Чем было вызвано постановление, в протоколе ничем не мотивированное?.. Основываясь на «приложении» к напечатанному протоколу, гр. Коковцев в докладе своем заключал, что «Совдепу» уже известно было о предполагаемом отъезде Царя за границу, и что этот вопрос дебатируется в правительстве в «благоприятном смысле». Заключение докладчика основано было на явном недоразумении — он принял позднейшие неудачные объяснения комментаторов текста за мотивировку, данную в «приложении». Конечно, в «Совдепе» 3-го марта не могли знать об отъезде за границу, так как на этот день такого проекта еще не существовало: напомним, что Николай Александрович на вопрос делегатов при подписании отречения ответил, что он предполагает пробыть несколько дней в Ставке и затем переехать к семье в Царское Село. В правительстве, которое фактически еще не сконструировалось и как таковое еще не собиралось, не мог дебатироваться 3 марта вопрос о судьбе династии. На другой день косвенно этот вопрос поднялся на первом заседании правительства, как о том свидетельствует дошедший до нас несколько «апокрифический» протокол заседания 4 марта. В нем значится: «Министр Иностр. Дел доложил, что Совет высказался за „необходимость выдворить членов императорской фамилии из пределов Российского Государства, полагая эту меру необходимой по соображениям политическим, так и не безопасностью их дальнейшего пребывания в России“». Члены правительства признали, что «распространить эту меру на всех членов нет достаточных оснований, но такая мера необходима для Николая II и Михаила Александровича и их семей. Нет надобности настаивать на выдворении за пределы России — достаточно ограничить их местопребывание и возможность свободы передвижения». Мы не имеем возможности определить, что в этой информации и в этом разговоре должно быть отнесено на счет неудачной формулировки наспех составленной протокольной записи, но последняя все же обрисовывает контур постановки династического вопроса на другой день после завершения государственного кризиса.

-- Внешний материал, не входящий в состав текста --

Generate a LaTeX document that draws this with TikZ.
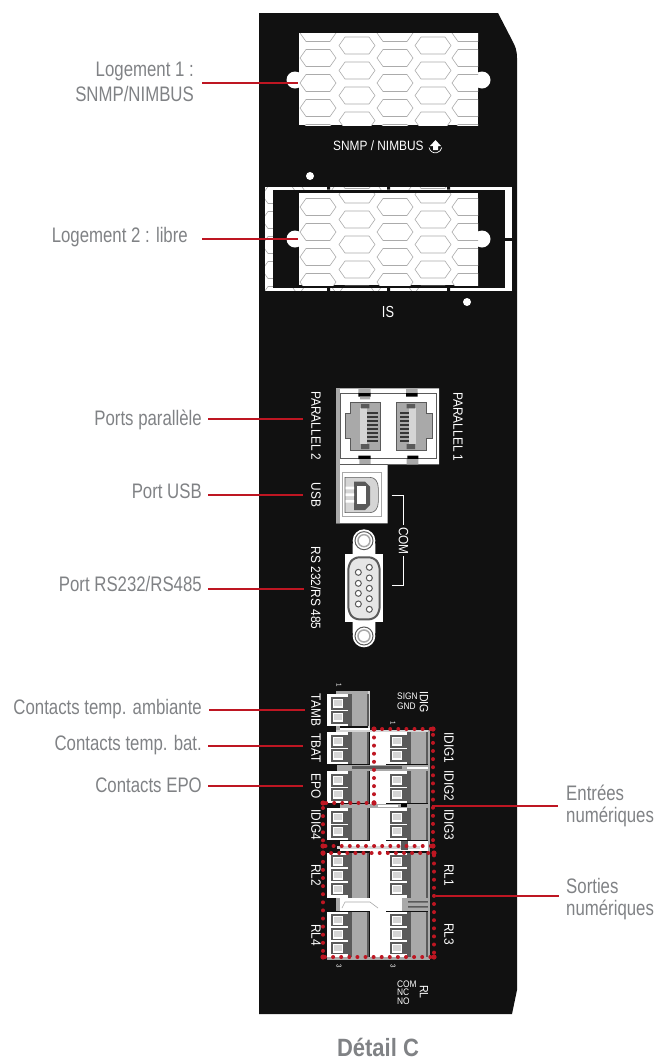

Надо отметить, что утверждение большевистского летописца Шляпникова, что будто бы «вопрос об аресте Николая с семьей обсуждался неоднократно до 3 марта», т. е. до отречения, что только пребывание царя на фронте «ставило Исп. Ком. в полную невозможность предпринять шаги к аресту», и что к аресту царя «стали готовиться с того момента, когда получены были известия о прибытии Николая на ст. Дно и Псков», относится целиком к области мемуарного воображения.
Возможно, что в Выборгском районе, где с самого начала были сильны большевистские тенденции и высказывались уже 28 февраля пожелания отдельными лицами о предании царской семьи «суду революционного народа», но это не могло быть лозунгом для рабочей среды, а тем более в Исп. Ком., ибо это было бы слишком несуразно и наивно в тот момент, когда в революционной столице распространилось известие, что царь в Ставке подготавливает движение войск на подавление мятежного Петрограда. Внешне настроение большевиков, членов Исп. Ком., было совсем иное. Конечно, не отказ умцев в ночь соглашения с представителями Совета включить в договор пункт о непредрешении формы правления побудил Исполн. Ком. принять постановление об аресте, как то утверждает член «военной комиссии» Мстиславский. Этот отказ не нарушил соглашения, не нарушила его непосредственно в преждевременная речь Милюкова 2 марта, по существу очень далекая от простой агитации в пользу монархии, так как она пыталась поставить союзников перед фактом продолжения после революционного переворота монархического строя (с не имеющей значения оговоркой — до Учред. собрания). Нарушил равновесие тот отклик, который дало население столицы. Позиция Исполн. Комитета окрепла. Настойчивость «фактического главы» нового правительства действительно обеспокоила советских деятелей, и тогда, когда произошло без осложнений отречение, когда отодвинулась надвигавшаяся гроза, явилась мысль изолировать мыслимых конкурентов и пресечь в корне возможность реставрационных попыток. Только так, на мой взгляд, можно объяснить постановление Исп. Ком. 3 марта. Деятели революции из левого крыла общественности не ощущали моральной ответственности перед носителем прежней власти, ибо не принимали непосредственного участия в переговорах об отречении. Для них император был низложен и, если он представлял опасность, его надлежало изолировать. Руководило чувство целесообразности, а не политической чести. Большой скрупулезности в этом отношении они не проявили, так как только формально можно было говорить, что на них не лежала ответственность, которую устанавливал добровольный отказ от власти Императора. Но справедливость — не символ революции. Находя опору в настроении толпы, они прямолинейно ставили вопрос перед новым правительством.
Прошло два дня. Положение как будто бы не изменилось. Впоследствии скажут, что Исп. Комитет вынужден был действовать исключительно под давлением рабочих, которые настойчиво требовали ареста Николая I. Обер-гофмейстерина Нарышкина, не соприкасавшаяся и по своему возрасту и по своему положению с массами, занесла в дневник 5 марта:
«Опасна кровожадная чернь, — отречение ее не удовлетворило, жаждет цареубийства». Наблюдение это — в большой степени книжный анализ, нежели отзвук реальной современности, — автор дневника не чужд был истории и рассказывал Императору эпизоды из революции 48-го года.